FIG. 2 illustrates a more detailed illustration of the execution node.
FIG. 3 illustrates a block flow diagram of data flow control for task execution within the execution node in accordance with the present invention.
FIG. 4 illustrates a block diagram of a system for data flow control in accordance with the present invention.
 The present invention relates to data flow control during task execution in an adaptive processing system. The following description is presented to enable one of ordinary skill in the art to make and use the invention and is provided in the context of a patent application and its requirements. Various modifications to the preferred embodiment and the generic principles and features described herein will be readily apparent to those skilled in the art. Thus, the present invention is not intended to be limited to the embodiment shown but is to be accorded the widest scope consistent with the principles and features described herein.
 The aspects of the present invention relate to task flow control in an adaptive computing engine (ACE). In general, an ACE refers to a silicon die which integrates a number of compatible, high-performance, scalable computing elements, memories, input/output ports, and associated infrastructure to provide efficient implementations for various applications. As shown in FIG. 1, the ACE principally include heterogeneous nodes 1000, a homogeneous network 1002 with a flexible input/output subsystem and bulk memory interfaces to high performance memory controllers and associated memories 1004, a system bus interface to a system processor (if present) 1006, system memory 1008, and their associated services, and an infrastructure that includes clocking 1010, configurable I/O (input/output) 1012, and power management, security management, and interrupts 1014. The heterogeneous nodes 1000 are interconnected suitably by the homogeneous network 1002 using a by-four fractal to support scaling to any number of nodes. A more detailed discussion on the node structure and interconnection network of the ACE is presented in copending U.S. patent application Ser. No. 09/898,350, entitled “Method and System for an Interconnection Network to Support Communications Among a Plurality of Heterogeneous Processing Elements”, and filed Jul. 3, 2001, which is assigned to the assignee of the present invention and incorporated herein by reference in its entirety.
 A diagram for a node shown in FIG. 2 illustrates that each node 1000 includes an execution unit 1020 coupled to memory 1006 in the form of registers 1022, network memories 1024, and data memories 1026, and network interfaces, network in/network out. Streaming the data within and among the nodes 1000 in the network 1002 for task execution is achieved through the aspects of data flow control in accordance with the present invention. The aspects are described with reference to nodes 1000 which contain one or more finite state machine-based, parameterizable, reconfigurable computational elements, i.e., a reconfigurable node (R-node), that capably performs any of a number of tasks, including, for example, signal processing, such as FIR filtering, IIR filtering, FFT, DCT, IDCT, convolution/correlation, convolutional encoding and Viterbi decoding, Huffinan encoding and decoding, encryption and decryption, and LSFR/PN sequence generation.

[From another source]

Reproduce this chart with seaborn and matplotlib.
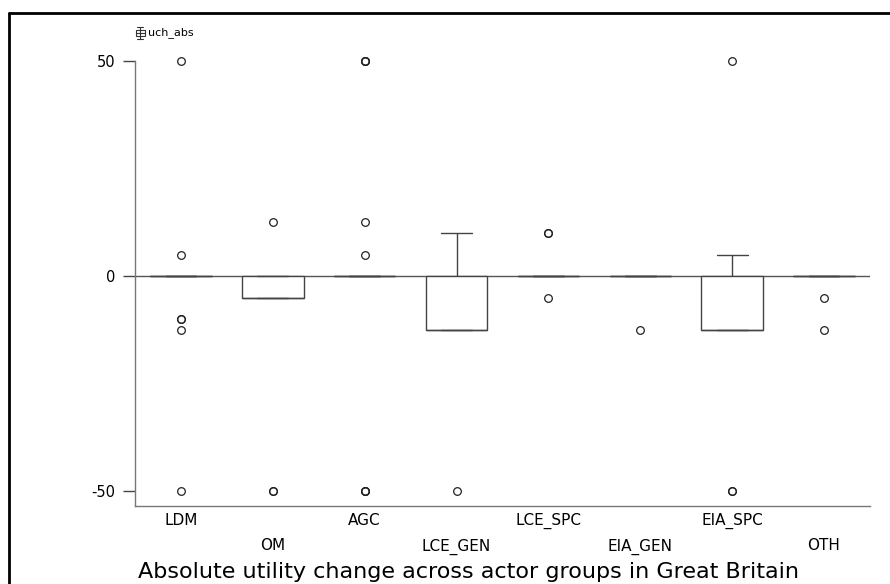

It should be appreciated that these aspects may be applied to other types of nodes, including, for example, fully programmable nodes, and hybrid nodes, which contain both programmable and reconfigurable execution units. In accordance with the present invention, data flow techniques are used to pace the task execution by the execution unit within the nodes, as presented with reference to the block flow diagram of FIG. 3 and system diagram of FIG. 4.
 In considering an R-node having number ‘k’ input ports, ‘k’ output ports, ‘m’ fsm-controlled execution units (fsm), and up to ‘i’ instances for each fsm, the data flow control techniques of the present invention begin with construction of an active task list in the form of a queue (step 1100). In order to construct the task list, the status of task parameters is determined (step 1110). These task parameters indicate whether a task is executable and ready for placement in the task list. For a given task to be executable, the necessary input buffer(s) and output buffer(s) must be available and the fsm(s) must be in an idle state. Once all the parameters have satisfied the condition requirements, the task is placed in the queue (step 1112).
 The issuance of tasks from the queue proceeds based on the status of the fsms. Whenever all fsms are idle and the queue is not empty, the next executable task is read from the queue and the ‘go’ signal of the corresponding fsm is asserted (step 1114). If the current instance of the fsm is different form the previous instance, as determined via step 1116, the fsm is reconfigured (step 1118). Task execution ensues, i.e., data is read from the input port, processed, and written to the output port (step 1120). When the task completes, the ‘done’ signal is generated, and the fsm re-enters its ‘idle’ state (step 1122). The process continues by issuing a next executable task from the task queue.
 Referring now to FIG. 4, in determining the status of the task parameters, up/down counter flags suitably indicate availability of each input port/buffer 1200 and each output port/buffer 1202. A status of an idle signal for each fsm 1204 is also tracked 1206. As is further shown in FIG. 4, a counter value 1208 is utilized as a signal for selectors 1210 receiving the flag status for a particular input port and output port and as a signal for a lookup table 1212 for selecting a corresponding fsm 1204 via a selector 1214. The signals from the selectors 1210 are combined logically, e.g. via an AND gate 1216, to provide a write signal to allow the task and its parameters to be added to the task list in the queue 1218. A data structure 1220 binds parameters identifying, by number, an input port, an output port, an fsm, and an instance of that fsm associated with each task, where an instance refers to a variation in performance by a particular fsm. For example, an fsm may be configured to perform Viterbi decoding with different constraint lengths. Thus, for each constraint length, a separate instance of the decoder would be utilized. Decoder 1222 and selectors 1224 and 1226 are also included as part of the flow control logic for tracking fsm status during task execution.
 With the present invention, data flow control techniques are achieved that provide for efficient and straightforward task execution pacing in execution nodes of an adaptive processing system. The techniques further provide for consistency and uniformity for application across any and all node types within the system. Thus, the techniques are well-suited to accommodate expansion in the network of nodes.
 From the foregoing, it will be observed that numerous variations and modifications may be effected without departing from the spirit and scope of the novel concept of the invention. Further, it is to be understood that no limitation with respect to the specific methods and apparatus illustrated herein is intended or should be inferred. It is, of course, intended to cover by the appended claims all such modifications as fall within the scope of the claims.